Material provided:
════════════════════

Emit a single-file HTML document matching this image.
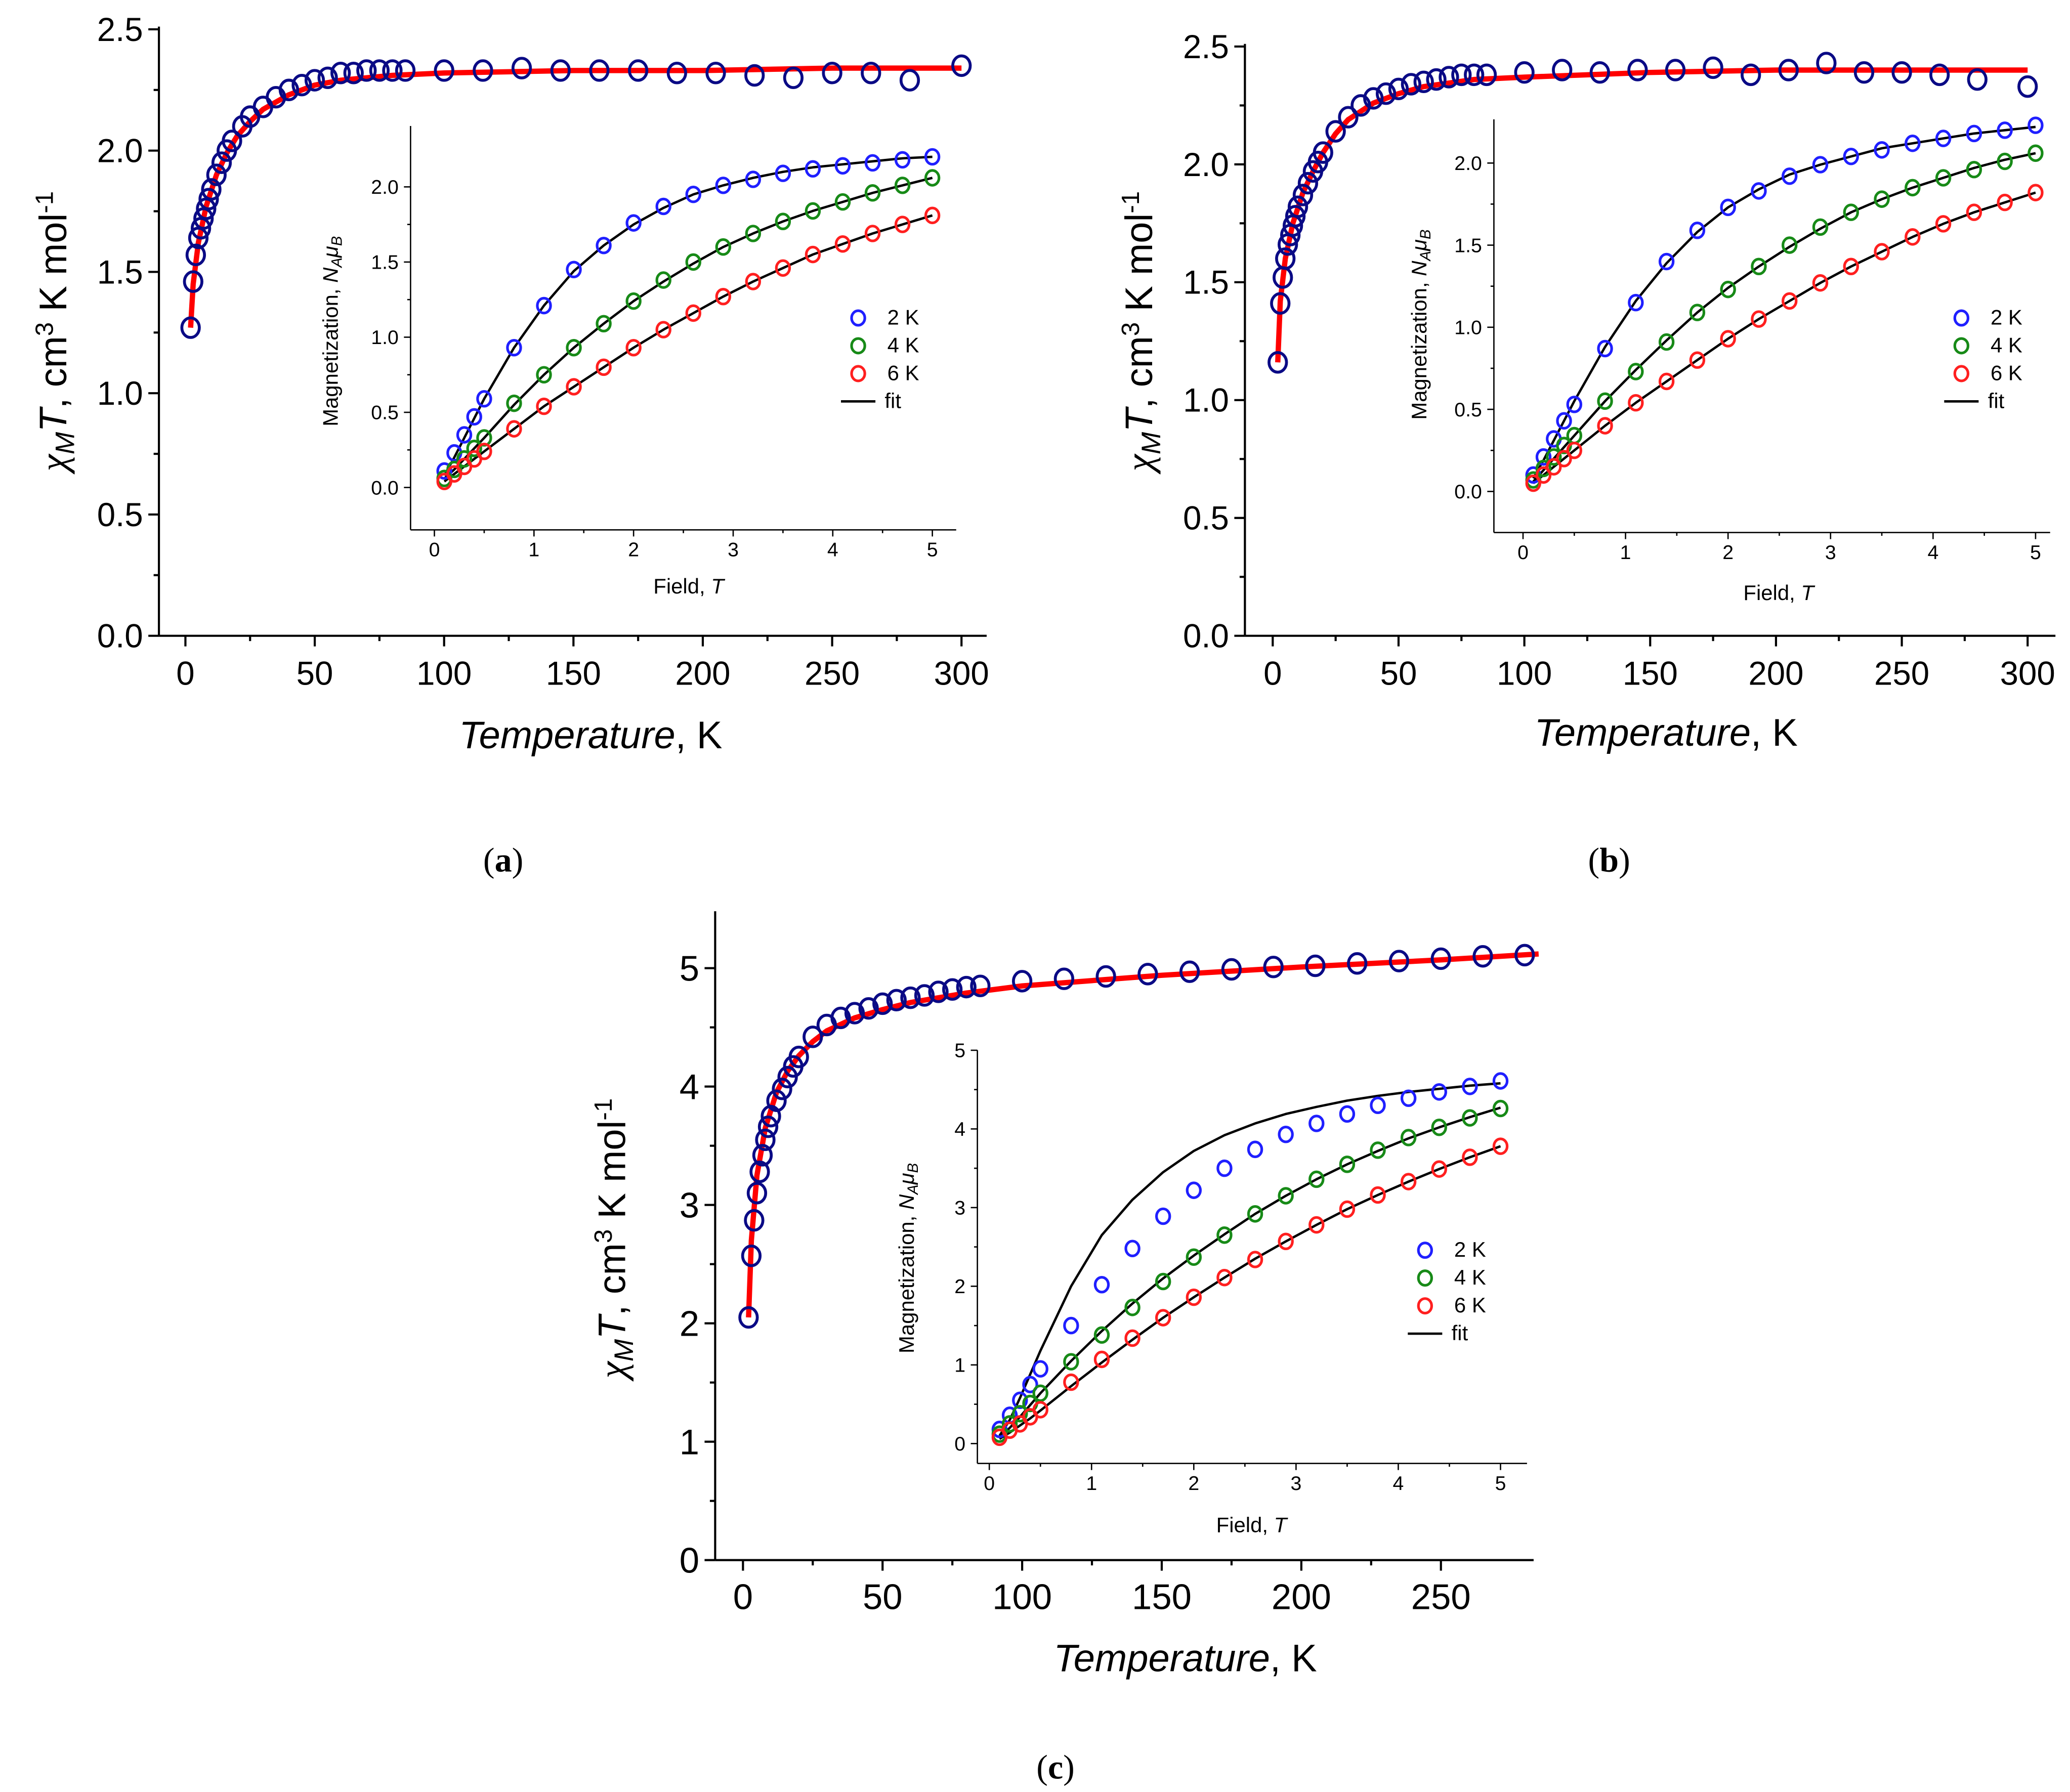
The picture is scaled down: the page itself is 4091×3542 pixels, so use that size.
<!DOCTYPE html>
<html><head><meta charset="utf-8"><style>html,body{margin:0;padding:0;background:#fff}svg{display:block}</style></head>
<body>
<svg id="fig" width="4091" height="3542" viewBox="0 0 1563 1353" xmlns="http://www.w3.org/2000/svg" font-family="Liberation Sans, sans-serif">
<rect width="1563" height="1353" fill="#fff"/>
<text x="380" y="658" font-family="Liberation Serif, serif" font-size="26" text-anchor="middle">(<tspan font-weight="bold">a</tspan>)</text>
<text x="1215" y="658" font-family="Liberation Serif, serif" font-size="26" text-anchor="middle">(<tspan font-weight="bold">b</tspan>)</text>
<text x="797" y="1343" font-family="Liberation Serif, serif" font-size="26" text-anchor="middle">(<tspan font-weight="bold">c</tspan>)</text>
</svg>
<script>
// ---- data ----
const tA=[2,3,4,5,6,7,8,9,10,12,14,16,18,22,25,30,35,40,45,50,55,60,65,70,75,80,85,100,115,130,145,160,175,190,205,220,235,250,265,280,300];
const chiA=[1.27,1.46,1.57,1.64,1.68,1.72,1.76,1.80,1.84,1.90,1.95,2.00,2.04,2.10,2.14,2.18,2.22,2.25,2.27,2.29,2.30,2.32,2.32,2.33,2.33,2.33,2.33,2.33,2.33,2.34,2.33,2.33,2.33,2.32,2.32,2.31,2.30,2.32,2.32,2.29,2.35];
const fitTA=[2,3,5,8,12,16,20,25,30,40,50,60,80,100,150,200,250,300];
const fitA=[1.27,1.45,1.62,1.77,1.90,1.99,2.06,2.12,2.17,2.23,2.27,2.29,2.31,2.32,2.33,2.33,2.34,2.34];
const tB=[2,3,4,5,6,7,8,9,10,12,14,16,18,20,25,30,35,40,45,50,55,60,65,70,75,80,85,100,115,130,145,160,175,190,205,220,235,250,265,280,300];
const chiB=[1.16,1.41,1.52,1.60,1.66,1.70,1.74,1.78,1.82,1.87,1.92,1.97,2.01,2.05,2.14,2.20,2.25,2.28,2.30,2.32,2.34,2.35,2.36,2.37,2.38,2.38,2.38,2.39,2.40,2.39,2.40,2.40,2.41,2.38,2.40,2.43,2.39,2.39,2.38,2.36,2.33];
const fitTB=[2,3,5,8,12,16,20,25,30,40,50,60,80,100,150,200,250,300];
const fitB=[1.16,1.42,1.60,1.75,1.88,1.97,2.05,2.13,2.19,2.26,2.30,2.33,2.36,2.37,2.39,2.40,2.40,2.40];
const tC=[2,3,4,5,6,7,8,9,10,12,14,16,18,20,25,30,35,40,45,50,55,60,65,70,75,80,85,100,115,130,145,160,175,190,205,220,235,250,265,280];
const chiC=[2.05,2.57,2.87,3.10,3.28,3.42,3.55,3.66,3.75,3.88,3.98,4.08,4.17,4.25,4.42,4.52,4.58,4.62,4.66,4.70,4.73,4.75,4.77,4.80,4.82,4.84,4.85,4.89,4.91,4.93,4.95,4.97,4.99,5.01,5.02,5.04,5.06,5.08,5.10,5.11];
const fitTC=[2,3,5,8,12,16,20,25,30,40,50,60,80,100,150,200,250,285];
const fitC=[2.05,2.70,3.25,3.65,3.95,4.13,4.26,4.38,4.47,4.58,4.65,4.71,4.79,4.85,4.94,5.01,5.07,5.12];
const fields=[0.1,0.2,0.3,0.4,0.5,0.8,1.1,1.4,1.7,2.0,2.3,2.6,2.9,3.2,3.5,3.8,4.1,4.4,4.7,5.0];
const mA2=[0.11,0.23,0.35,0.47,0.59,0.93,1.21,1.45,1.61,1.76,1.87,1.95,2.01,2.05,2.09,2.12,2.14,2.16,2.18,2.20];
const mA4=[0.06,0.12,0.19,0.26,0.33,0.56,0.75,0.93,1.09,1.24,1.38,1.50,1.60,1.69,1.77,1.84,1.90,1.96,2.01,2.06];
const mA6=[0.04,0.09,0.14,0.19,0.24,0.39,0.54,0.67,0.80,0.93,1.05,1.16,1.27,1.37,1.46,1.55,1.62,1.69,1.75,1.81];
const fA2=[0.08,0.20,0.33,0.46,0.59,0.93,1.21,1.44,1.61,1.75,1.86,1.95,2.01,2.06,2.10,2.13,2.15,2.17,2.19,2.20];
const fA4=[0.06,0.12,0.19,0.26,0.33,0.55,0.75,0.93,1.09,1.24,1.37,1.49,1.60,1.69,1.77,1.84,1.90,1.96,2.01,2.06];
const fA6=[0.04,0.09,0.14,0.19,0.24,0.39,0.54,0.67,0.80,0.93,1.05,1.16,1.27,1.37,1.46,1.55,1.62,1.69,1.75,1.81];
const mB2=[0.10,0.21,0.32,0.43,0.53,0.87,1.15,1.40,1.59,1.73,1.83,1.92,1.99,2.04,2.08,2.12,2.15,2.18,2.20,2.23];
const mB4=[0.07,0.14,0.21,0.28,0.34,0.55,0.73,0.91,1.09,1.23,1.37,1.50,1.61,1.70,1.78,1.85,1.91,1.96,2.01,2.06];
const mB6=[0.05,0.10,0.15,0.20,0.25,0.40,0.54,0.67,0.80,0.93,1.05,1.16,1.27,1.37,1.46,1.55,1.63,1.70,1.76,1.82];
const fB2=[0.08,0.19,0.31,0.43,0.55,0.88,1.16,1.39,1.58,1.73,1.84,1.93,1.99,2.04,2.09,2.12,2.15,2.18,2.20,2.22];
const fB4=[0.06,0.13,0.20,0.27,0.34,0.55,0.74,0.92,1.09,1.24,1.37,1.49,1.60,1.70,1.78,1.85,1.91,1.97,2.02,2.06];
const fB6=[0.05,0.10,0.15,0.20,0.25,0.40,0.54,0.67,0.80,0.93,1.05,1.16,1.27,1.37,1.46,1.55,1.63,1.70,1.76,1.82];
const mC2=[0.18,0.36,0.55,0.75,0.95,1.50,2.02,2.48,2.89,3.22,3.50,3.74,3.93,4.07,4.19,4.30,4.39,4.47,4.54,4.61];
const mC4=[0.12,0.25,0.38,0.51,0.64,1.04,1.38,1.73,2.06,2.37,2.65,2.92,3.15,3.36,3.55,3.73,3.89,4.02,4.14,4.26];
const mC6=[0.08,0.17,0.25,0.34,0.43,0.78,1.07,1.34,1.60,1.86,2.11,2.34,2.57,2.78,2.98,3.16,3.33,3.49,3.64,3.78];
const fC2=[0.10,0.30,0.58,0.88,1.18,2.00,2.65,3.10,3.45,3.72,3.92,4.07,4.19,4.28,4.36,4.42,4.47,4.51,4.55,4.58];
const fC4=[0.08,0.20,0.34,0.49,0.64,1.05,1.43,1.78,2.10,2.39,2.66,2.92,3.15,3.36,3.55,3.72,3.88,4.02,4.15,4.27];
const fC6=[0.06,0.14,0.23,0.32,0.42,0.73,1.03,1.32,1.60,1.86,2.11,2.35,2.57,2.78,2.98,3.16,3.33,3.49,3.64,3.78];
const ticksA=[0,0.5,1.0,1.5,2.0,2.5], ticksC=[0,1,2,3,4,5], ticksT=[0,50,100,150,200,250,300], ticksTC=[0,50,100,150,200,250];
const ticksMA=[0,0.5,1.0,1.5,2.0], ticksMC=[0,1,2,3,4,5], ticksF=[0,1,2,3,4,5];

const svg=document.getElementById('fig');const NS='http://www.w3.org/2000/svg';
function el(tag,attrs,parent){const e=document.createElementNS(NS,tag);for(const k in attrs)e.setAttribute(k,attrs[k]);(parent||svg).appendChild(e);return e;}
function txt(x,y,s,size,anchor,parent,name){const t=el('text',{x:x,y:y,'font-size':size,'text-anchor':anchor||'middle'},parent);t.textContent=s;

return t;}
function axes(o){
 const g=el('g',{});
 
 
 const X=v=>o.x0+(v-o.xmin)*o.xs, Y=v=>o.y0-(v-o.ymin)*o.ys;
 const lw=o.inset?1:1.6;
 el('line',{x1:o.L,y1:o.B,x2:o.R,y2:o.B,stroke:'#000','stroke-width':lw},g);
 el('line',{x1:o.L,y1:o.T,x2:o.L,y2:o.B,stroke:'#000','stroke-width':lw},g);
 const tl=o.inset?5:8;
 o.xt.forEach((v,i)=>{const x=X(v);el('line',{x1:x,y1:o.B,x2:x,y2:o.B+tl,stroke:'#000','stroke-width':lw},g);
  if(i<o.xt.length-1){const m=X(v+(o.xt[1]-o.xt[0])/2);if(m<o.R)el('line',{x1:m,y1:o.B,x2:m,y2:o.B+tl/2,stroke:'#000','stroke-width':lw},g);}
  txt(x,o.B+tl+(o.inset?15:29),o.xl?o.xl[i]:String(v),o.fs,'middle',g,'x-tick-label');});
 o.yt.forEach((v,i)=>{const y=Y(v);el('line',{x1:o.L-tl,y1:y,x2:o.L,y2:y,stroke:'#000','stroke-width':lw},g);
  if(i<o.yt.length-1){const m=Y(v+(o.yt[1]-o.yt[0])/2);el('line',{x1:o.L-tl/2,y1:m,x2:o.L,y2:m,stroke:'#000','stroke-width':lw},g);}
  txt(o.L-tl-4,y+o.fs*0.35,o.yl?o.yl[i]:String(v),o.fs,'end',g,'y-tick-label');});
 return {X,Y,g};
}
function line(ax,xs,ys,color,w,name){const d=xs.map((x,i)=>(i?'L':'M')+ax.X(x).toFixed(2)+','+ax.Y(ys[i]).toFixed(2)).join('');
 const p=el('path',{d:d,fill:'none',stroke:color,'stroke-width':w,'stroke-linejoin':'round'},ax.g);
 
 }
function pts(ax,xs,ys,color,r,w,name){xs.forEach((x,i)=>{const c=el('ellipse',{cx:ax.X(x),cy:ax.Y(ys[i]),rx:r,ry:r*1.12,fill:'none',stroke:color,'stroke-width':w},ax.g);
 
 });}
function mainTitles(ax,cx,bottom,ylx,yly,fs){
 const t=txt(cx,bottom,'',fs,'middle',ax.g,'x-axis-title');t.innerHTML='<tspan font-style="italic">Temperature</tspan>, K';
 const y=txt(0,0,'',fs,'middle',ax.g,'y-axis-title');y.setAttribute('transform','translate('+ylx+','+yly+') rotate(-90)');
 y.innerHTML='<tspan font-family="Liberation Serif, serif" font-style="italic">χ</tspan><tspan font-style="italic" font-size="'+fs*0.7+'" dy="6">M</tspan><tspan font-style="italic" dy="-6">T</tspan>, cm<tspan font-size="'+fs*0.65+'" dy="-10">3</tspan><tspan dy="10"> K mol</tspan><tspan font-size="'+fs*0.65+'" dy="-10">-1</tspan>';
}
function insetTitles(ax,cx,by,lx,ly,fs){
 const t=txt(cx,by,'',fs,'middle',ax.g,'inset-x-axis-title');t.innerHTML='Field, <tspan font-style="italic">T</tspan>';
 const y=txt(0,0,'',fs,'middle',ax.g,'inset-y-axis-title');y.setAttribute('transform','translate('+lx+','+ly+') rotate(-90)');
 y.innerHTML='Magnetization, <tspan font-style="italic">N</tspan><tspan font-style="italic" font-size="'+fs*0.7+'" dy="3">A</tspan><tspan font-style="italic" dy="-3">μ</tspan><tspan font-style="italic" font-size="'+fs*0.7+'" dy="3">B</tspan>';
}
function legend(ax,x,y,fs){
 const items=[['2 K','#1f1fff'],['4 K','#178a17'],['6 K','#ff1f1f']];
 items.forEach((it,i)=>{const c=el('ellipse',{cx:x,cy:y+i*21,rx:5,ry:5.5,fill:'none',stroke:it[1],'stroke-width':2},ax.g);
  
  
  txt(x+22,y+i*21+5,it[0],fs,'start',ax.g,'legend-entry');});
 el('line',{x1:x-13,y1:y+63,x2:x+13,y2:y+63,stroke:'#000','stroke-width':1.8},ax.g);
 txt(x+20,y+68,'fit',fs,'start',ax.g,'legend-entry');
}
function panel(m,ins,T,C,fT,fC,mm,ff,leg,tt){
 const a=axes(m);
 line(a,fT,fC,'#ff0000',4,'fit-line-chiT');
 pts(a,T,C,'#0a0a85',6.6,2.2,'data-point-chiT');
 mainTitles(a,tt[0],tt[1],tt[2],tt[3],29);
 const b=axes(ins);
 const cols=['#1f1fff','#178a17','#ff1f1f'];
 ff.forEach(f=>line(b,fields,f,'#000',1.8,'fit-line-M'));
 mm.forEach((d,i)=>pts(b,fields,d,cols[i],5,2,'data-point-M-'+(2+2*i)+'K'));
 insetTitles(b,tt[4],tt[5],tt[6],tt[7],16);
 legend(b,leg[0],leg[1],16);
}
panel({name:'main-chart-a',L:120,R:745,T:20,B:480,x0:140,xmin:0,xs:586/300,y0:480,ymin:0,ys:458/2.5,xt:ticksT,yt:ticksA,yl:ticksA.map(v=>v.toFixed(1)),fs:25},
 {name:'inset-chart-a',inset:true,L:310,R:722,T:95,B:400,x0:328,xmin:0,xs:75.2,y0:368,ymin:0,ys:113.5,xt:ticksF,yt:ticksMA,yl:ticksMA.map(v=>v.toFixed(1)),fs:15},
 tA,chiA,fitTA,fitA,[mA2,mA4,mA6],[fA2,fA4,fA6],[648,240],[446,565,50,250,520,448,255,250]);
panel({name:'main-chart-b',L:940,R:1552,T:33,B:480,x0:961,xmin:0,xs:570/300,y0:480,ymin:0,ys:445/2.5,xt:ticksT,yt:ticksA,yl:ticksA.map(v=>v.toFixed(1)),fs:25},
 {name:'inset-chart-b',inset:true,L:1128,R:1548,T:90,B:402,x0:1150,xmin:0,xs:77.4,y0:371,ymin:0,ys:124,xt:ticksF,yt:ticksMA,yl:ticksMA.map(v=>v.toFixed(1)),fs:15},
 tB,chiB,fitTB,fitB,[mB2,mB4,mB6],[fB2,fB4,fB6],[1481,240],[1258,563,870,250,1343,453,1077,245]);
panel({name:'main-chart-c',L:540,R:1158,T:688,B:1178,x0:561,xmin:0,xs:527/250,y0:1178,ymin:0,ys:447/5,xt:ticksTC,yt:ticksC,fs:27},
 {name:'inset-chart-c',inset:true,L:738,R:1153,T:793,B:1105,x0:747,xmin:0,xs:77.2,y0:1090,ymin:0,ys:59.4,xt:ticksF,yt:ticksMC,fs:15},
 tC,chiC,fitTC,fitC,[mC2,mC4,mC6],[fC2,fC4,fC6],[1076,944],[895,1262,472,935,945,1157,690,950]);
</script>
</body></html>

════════════════════

The problem: Of the lines in the listing, how many hold the word "size"? Nothing but the number is needed.

The output: 7